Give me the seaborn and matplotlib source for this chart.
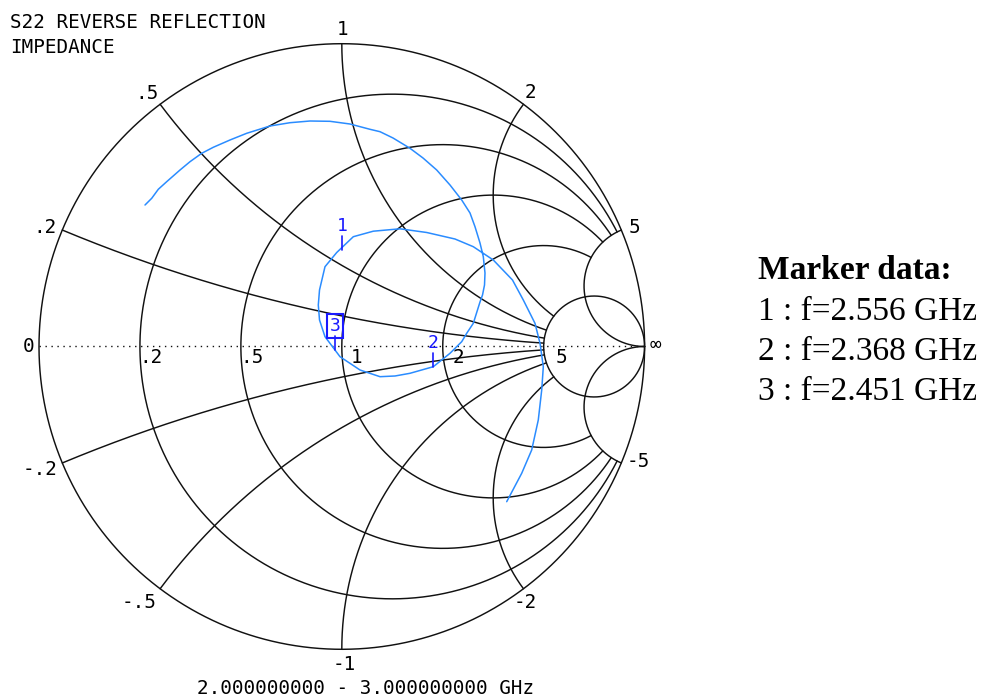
import numpy as np
import pandas as pd
import matplotlib
matplotlib.use("Agg")
import matplotlib.pyplot as plt
import seaborn as sns

# ---------------- data ----------------
# S22 trace, 2 GHz -> 3 GHz, as reflection coefficient (real / imaginary)
trace_re = [-0.6499, -0.6278, -0.6060, -0.5783, -0.5343, -0.5013, -0.4627,
            -0.4244, -0.3692, -0.3141, -0.2371, -0.1711, -0.1050, -0.0390,
            0.0271, 0.0931, 0.1262, 0.1691, 0.2252, 0.2682, 0.3134, 0.3573,
            0.3960, 0.4234, 0.4399, 0.4564, 0.4673, 0.4729, 0.4713, 0.4647,
            0.4564, 0.4343, 0.4125, 0.3960, 0.3573, 0.3022, 0.2252, 0.1757,
            0.1262, 0.0601, -0.0059, -0.0555, -0.0736, -0.0776, -0.0736,
            -0.0555, -0.0168, 0.0380, 0.1040, 0.1922, 0.2804, 0.3738, 0.4343,
            0.5003, 0.5637, 0.5994, 0.6380, 0.6546, 0.6655, 0.6602, 0.6489,
            0.6271, 0.5941, 0.5446]
trace_im = [0.4673, 0.4894, 0.5192, 0.5443, 0.5829, 0.6103, 0.6380,
            0.6579, 0.6820, 0.7041, 0.7282, 0.7391, 0.7447, 0.7437,
            0.7348, 0.7173, 0.7094, 0.6886, 0.6546, 0.6225, 0.5829, 0.5334,
            0.4838, 0.4409, 0.3956, 0.3418, 0.2966, 0.2427, 0.2031, 0.1701,
            0.1470, 0.0766, 0.0436, 0.0159, -0.0225, -0.0667, -0.0885, -0.0974,
            -0.0997, -0.0776, -0.0337, 0.0324, 0.0875, 0.1371, 0.1866,
            0.2635, 0.3104, 0.3626, 0.3808, 0.3887, 0.3765, 0.3550, 0.3296,
            0.2857, 0.2196, 0.1536, 0.0766, 0.0106, -0.0667, -0.1437, -0.2427,
            -0.3418, -0.4188, -0.5125]

marker_ids = ["1", "2", "3"]
marker_freq_ghz = [2.556, 2.368, 2.451]
marker_re = [0.000, 0.302, -0.0225]
marker_im = [0.320, -0.0667, -0.0116]
active_marker = "3"

r_grid = [0, 0.2, 0.5, 1, 2, 5]
x_grid = [0.2, 0.5, 1, 2, 5]
r_labels = [".2", ".5", "1", "2", "5"]
x_labels_pos = [".2", ".5", "1", "2", "5"]
x_labels_neg = ["-.2", "-.5", "-1", "-2", "-5"]

title_lines = ["S22 REVERSE REFLECTION", "IMPEDANCE"]
sweep_label = "2.000000000 - 3.000000000 GHz"
panel_title = "Marker data:"

# ---------------- layout / styling ----------------
W, H = 984, 697
CX, CY, RPX = 341.8, 346.5, 302.8          # chart centre / radius in pixels
GRID = "#111111"
TRACE = "#2a8cff"
MARK = "#1a1aff"
MONO = "DejaVu Sans Mono"
FS = 13.9
# label offsets in pixels (dx, dy up) from their grid anchor points
r_label_dx = [11, 11, 15, 16, 18]
x_pos_off = [(-17, 3), (-13, 11), (1, 14), (7, 12), (13, 3)]
x_neg_off = [(-22, -7), (-21, -14), (2, -15), (2, -14), (17, 1)]

sns.set_theme(style="white")
plt.rcParams["font.family"] = [MONO, "DejaVu Sans"]

fig = plt.figure(figsize=(W / 100, H / 100), dpi=100)
ax = fig.add_axes([0, 0, 1, 1])
ax.set_xlim(-CX / RPX, (W - CX) / RPX)
ax.set_ylim(-(H - CY) / RPX, CY / RPX)
ax.set_aspect("auto")
ax.axis("off")


def gamma(z):
    return (z - 1) / (z + 1)


XMAX = max(x_grid)
RMAX = max(r_grid)

# constant-resistance circles (clipped at |x| = XMAX, except rim and r=RMAX)
for r in r_grid:
    if r in (0, RMAX):
        th = np.linspace(0, 2 * np.pi, 1200)
        c, rad = r / (1 + r), 1 / (1 + r)
        gx, gy = c + rad * np.cos(th), rad * np.sin(th)
    else:
        xs = np.linspace(-XMAX, XMAX, 2500)
        g = gamma(r + 1j * xs)
        gx, gy = g.real, g.imag
    ax.plot(gx, gy, color=GRID, lw=1.05, zorder=1)

# constant-reactance arcs (clipped at r = RMAX, except x = XMAX)
for x in x_grid:
    for s in (1, -1):
        if x == XMAX:
            rs = np.tan(np.linspace(0, np.pi / 2 - 1e-4, 2000))
        else:
            rs = np.linspace(0, RMAX, 2000)
        g = gamma(rs + 1j * s * x)
        ax.plot(g.real, g.imag, color=GRID, lw=1.05, zorder=1)

# real axis (dotted)
ax.plot([-1, 1], [0, 0], color=GRID, lw=1.0, linestyle=(0, (1, 3.3)), zorder=1)

# resistance labels
for r, lab, dx in zip(r_grid[1:], r_labels, r_label_dx):
    g = gamma(r)
    ax.annotate(lab, (g.real, 0), xytext=(dx, -11.5), textcoords="offset pixels",
                ha="center", va="center", fontsize=FS, color="black")
ax.annotate("0", (-1, 0), xytext=(-10, 0), textcoords="offset pixels",
            ha="center", va="center", fontsize=FS, color="black")
ax.annotate("\u221e", (1, 0), xytext=(11, 2), textcoords="offset pixels",
            ha="center", va="center", fontsize=FS, color="black")

# reactance labels around the rim
for x, lp, ln, op, on in zip(x_grid, x_labels_pos, x_labels_neg, x_pos_off, x_neg_off):
    for s, lab, off in ((1, lp, op), (-1, ln, on)):
        g = gamma(1j * s * x)
        ax.annotate(lab, (g.real, g.imag), xytext=off,
                    textcoords="offset pixels", ha="center", va="center",
                    fontsize=FS, color="black")

# trace
df = pd.DataFrame({"re": trace_re, "im": trace_im})
sns.lineplot(data=df, x="re", y="im", sort=False, estimator=None,
             color=TRACE, lw=1.1, ax=ax, zorder=3, legend=False)

# markers
tick = 14 / RPX
lab_off = 24 / RPX
for mid, mr, mi in zip(marker_ids, marker_re, marker_im):
    ax.plot([mr, mr], [mi, mi + tick], color=MARK, lw=1.2, zorder=4)
    kw = {}
    if mid == active_marker:
        kw["bbox"] = dict(boxstyle="square,pad=0.14", fc="none", ec=MARK, lw=1.5)
    ax.text(mr, mi + lab_off, mid, ha="center", va="center", fontsize=13,
            color=MARK, zorder=5, **kw)

ax.set_xlabel("")
ax.set_ylabel("")

# titles
fig.text(10 / W, 1 - 28 / H, title_lines[0], ha="left", va="baseline",
         fontsize=FS, color="black")
fig.text(10 / W, 1 - 53 / H, title_lines[1], ha="left", va="baseline",
         fontsize=FS, color="black")
fig.text(366 / W, 1 - 694 / H, sweep_label, ha="center", va="baseline",
         fontsize=FS, color="black")

# marker data panel
SERIF = ["Liberation Serif", "DejaVu Serif"]
fig.text(758 / W, 1 - 279 / H, panel_title, ha="left", va="baseline",
         fontsize=24, fontweight="bold", family=SERIF, color="black")
for k, (mid, f) in enumerate(zip(marker_ids, marker_freq_ghz)):
    fig.text(758 / W, 1 - (320 + 40 * k) / H, f"{mid} : f={f:.3f} GHz",
             ha="left", va="baseline", fontsize=24, family=SERIF, color="black")

fig.savefig("out.png", dpi=100, facecolor="white")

__Exercise objective__.
From the first line of the material down to the line containing "-0.3418, -0.4188, -0.5125]", inclusive, return each line exactly, skipping any picture.

__Output below__.
Give me the seaborn and matplotlib source for this chart.
import numpy as np
import pandas as pd
import matplotlib
matplotlib.use("Agg")
import matplotlib.pyplot as plt
import seaborn as sns

# ---------------- data ----------------
# S22 trace, 2 GHz -> 3 GHz, as reflection coefficient (real / imaginary)
trace_re = [-0.6499, -0.6278, -0.6060, -0.5783, -0.5343, -0.5013, -0.4627,
            -0.4244, -0.3692, -0.3141, -0.2371, -0.1711, -0.1050, -0.0390,
            0.0271, 0.0931, 0.1262, 0.1691, 0.2252, 0.2682, 0.3134, 0.3573,
            0.3960, 0.4234, 0.4399, 0.4564, 0.4673, 0.4729, 0.4713, 0.4647,
            0.4564, 0.4343, 0.4125, 0.3960, 0.3573, 0.3022, 0.2252, 0.1757,
            0.1262, 0.0601, -0.0059, -0.0555, -0.0736, -0.0776, -0.0736,
            -0.0555, -0.0168, 0.0380, 0.1040, 0.1922, 0.2804, 0.3738, 0.4343,
            0.5003, 0.5637, 0.5994, 0.6380, 0.6546, 0.6655, 0.6602, 0.6489,
            0.6271, 0.5941, 0.5446]
trace_im = [0.4673, 0.4894, 0.5192, 0.5443, 0.5829, 0.6103, 0.6380,
            0.6579, 0.6820, 0.7041, 0.7282, 0.7391, 0.7447, 0.7437,
            0.7348, 0.7173, 0.7094, 0.6886, 0.6546, 0.6225, 0.5829, 0.5334,
            0.4838, 0.4409, 0.3956, 0.3418, 0.2966, 0.2427, 0.2031, 0.1701,
            0.1470, 0.0766, 0.0436, 0.0159, -0.0225, -0.0667, -0.0885, -0.0974,
            -0.0997, -0.0776, -0.0337, 0.0324, 0.0875, 0.1371, 0.1866,
            0.2635, 0.3104, 0.3626, 0.3808, 0.3887, 0.3765, 0.3550, 0.3296,
            0.2857, 0.2196, 0.1536, 0.0766, 0.0106, -0.0667, -0.1437, -0.2427,
            -0.3418, -0.4188, -0.5125]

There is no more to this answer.